04 – Por que a professora
pedia para Jarinho não levar o melro para a escola?
A professora
pedia para Jarinho não levar o melro porque ele poderia tumultuar as aulas.
05 – Como as queimadas e
ventanias de agosto afetavam o caminho dos meninos para a escola?
As queimadas e
ventanias causavam uma névoa densa que dificultava a visão e deixava cinzas nas
roupas dos meninos, sujando especialmente os uniformes brancos.
06 – O que aconteceu com o
melro de Jarinho durante a grande ventania?
O melro
desapareceu durante uma grande ventania.
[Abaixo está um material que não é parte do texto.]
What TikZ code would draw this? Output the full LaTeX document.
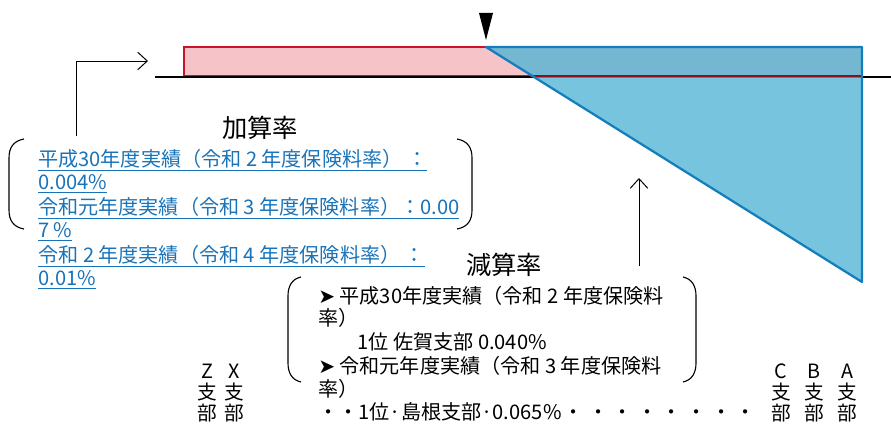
\documentclass[tikz,border=0pt]{standalone}
\usepackage{fontspec}
\setmainfont{Noto Sans CJK JP}
\newfontfamily\symfont{DejaVu Sans}
\usetikzlibrary{arrows.meta}
\definecolor{barred}{RGB}{200,20,40}
\definecolor{barpink}{RGB}{246,196,200}
\definecolor{barblue}{RGB}{20,125,190}
\definecolor{fillblue}{RGB}{80,180,212}
\definecolor{linkblue}{RGB}{25,115,185}
\begin{document}
\begin{tikzpicture}[x=0.025cm,y=-0.025cm,
    txt/.style={font=\fontsize{14.3}{16}\selectfont,inner sep=0pt},
    ttl/.style={font=\fontsize{18}{20}\selectfont,inner sep=0pt},
    addline/.style={txt,anchor=west,text=linkblue},
    subline/.style={txt,anchor=west},
    branch/.style={txt,anchor=north,align=center,font=\fontsize{14}{14.8}\selectfont},
    pointer/.style={line width=0.7pt,-{Straight Barb[length=2.4mm,width=4.4mm]}},
    paren/.style={line width=0.8pt}]
\useasboundingbox (0,0) rectangle (891,431);
% bars
\fill [barpink] (184,47) rectangle (862,76);
\draw [barred,line width=1.6pt] (486,47) -- (184,47) -- (184,76) -- (862,76);
\draw [line width=1.6pt] (155,77) -- (891,77);
\fill [fillblue,fill opacity=0.78] (486,47) -- (862,47) -- (862,282) -- cycle;
\draw [barred!70!black,line width=1.4pt] (530,76) -- (862,76);
\draw [barblue,line width=1.6pt,line join=round] (486,47) -- (862,47) -- (862,282) -- cycle;
\fill (479,13) -- (493,13) -- (486,40) -- cycle;
% add rate
\node [ttl] (addtitle) at (260,128) {加算率};
\node [addline] (add1) at (38,160) {\underline{平成30年度実績（令和 2 年度保険料率）\ ：}};
\node [addline] (add2) at (38,184) {\underline{0.004\%}};
\node [addline] (add3) at (38,208) {\underline{令和元年度実績（令和 3 年度保険料率）：0.00}};
\node [addline] (add4) at (38,232) {\underline{7 \%}};
\node [addline] (add5) at (38,256) {\underline{令和 2 年度実績（令和 4 年度保険料率）\ ：}};
\node [addline] (add6) at (38,280) {\underline{0.01\%}};
\draw [paren] (24,139) .. controls (13,141) and (9,148) .. (9,158) -- (9,210) .. controls (9,220) and (13,227) .. (24,229);
\draw [paren] (457,139) .. controls (468,141) and (472,148) .. (472,158) -- (472,210) .. controls (472,220) and (468,227) .. (457,229);
\coordinate (addfoot) at (76,136);
\coordinate (addturn) at (76,61);
\coordinate (addtip) at (148,61);
\draw [pointer] (addfoot) -- (addturn) -- (addtip);
% sub rate
\node [ttl] (subtitle) at (504,265) {減算率};
\node [subline] (sub1) at (318,296) {{\symfont ➤} 平成30年度実績（令和 2 年度保険料};
\node [subline] (sub2) at (318,318) {率）};
\node [subline] (sub3) at (357,342) {1位 佐賀支部 0.040\%};
\node [subline] (sub4) at (318,366) {{\symfont ➤} 令和元年度実績（令和 3 年度保険料};
\node [subline] (sub5) at (318,389) {率）};
\node [subline] (sub6) at (318,412) {・・1位·島根支部·0.065\%\hspace{0.1em}・ ・ ・ ・ ・ ・ ・ ・};
\draw [paren] (301,277) .. controls (292,279) and (288,286) .. (288,296) -- (288,363) .. controls (288,373) and (292,380) .. (301,382);
\draw [paren] (683,277) .. controls (692,279) and (696,286) .. (696,296) -- (696,363) .. controls (696,373) and (692,380) .. (683,382);
\coordinate (subfoot) at (639,266);
\coordinate (subtip) at (639,178);
\draw [pointer] (subfoot) -- (subtip);
% branches
\node [branch] (brz) at (207,364) {Z\\支\\部};
\node [branch] (brx) at (234,364) {X\\支\\部};
\node [branch] (brc) at (781,364) {C\\支\\部};
\node [branch] (brb) at (814,364) {B\\支\\部};
\node [branch] (bra) at (847,364) {A\\支\\部};
\end{tikzpicture}
\end{document}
Jarinho o havia deixado em um galho de
árvore, e a forte tempestade o levou.
07 – Qual foi a reação de
Jarinho ao desaparecimento de seu melro?
Jarinho ficou
muito triste, chegou a ficar de cama e, depois disso, não imitou mais os
passarinhos como fazia antes.
08 – O que a mãe do narrador
tentou ensinar aos meninos sobre o desaparecimento do melro?
A mãe do narrador
tentou ensinar que é importante prestar atenção nas coisas boas enquanto elas
duram, pois podem não estar sempre presentes.
09 – Como o narrador descreve
o reencontro com Jarinho anos depois?
O narrador
descreve Jarinho como um senhor gordinho, de cabelos brancos e poucos, com
olhos pequenos e fundos.
10 – O que Jarinho disse ao
narrador sobre o melro quando se reencontraram?
Jarinho contou
que, mesmo após tantos anos, ainda acorda no meio da noite e ouve o melro
cantando, como se estivesse no seu quarto.
11 – O que o narrador pensa
sobre a crença de Jarinho em "fantasmas de passarinhos"?
O narrador acha bom que Jarinho acredite
em "fantasmas de passarinhos", revelando que ele ainda mantém uma
forte ligação com a lembrança de seu melro.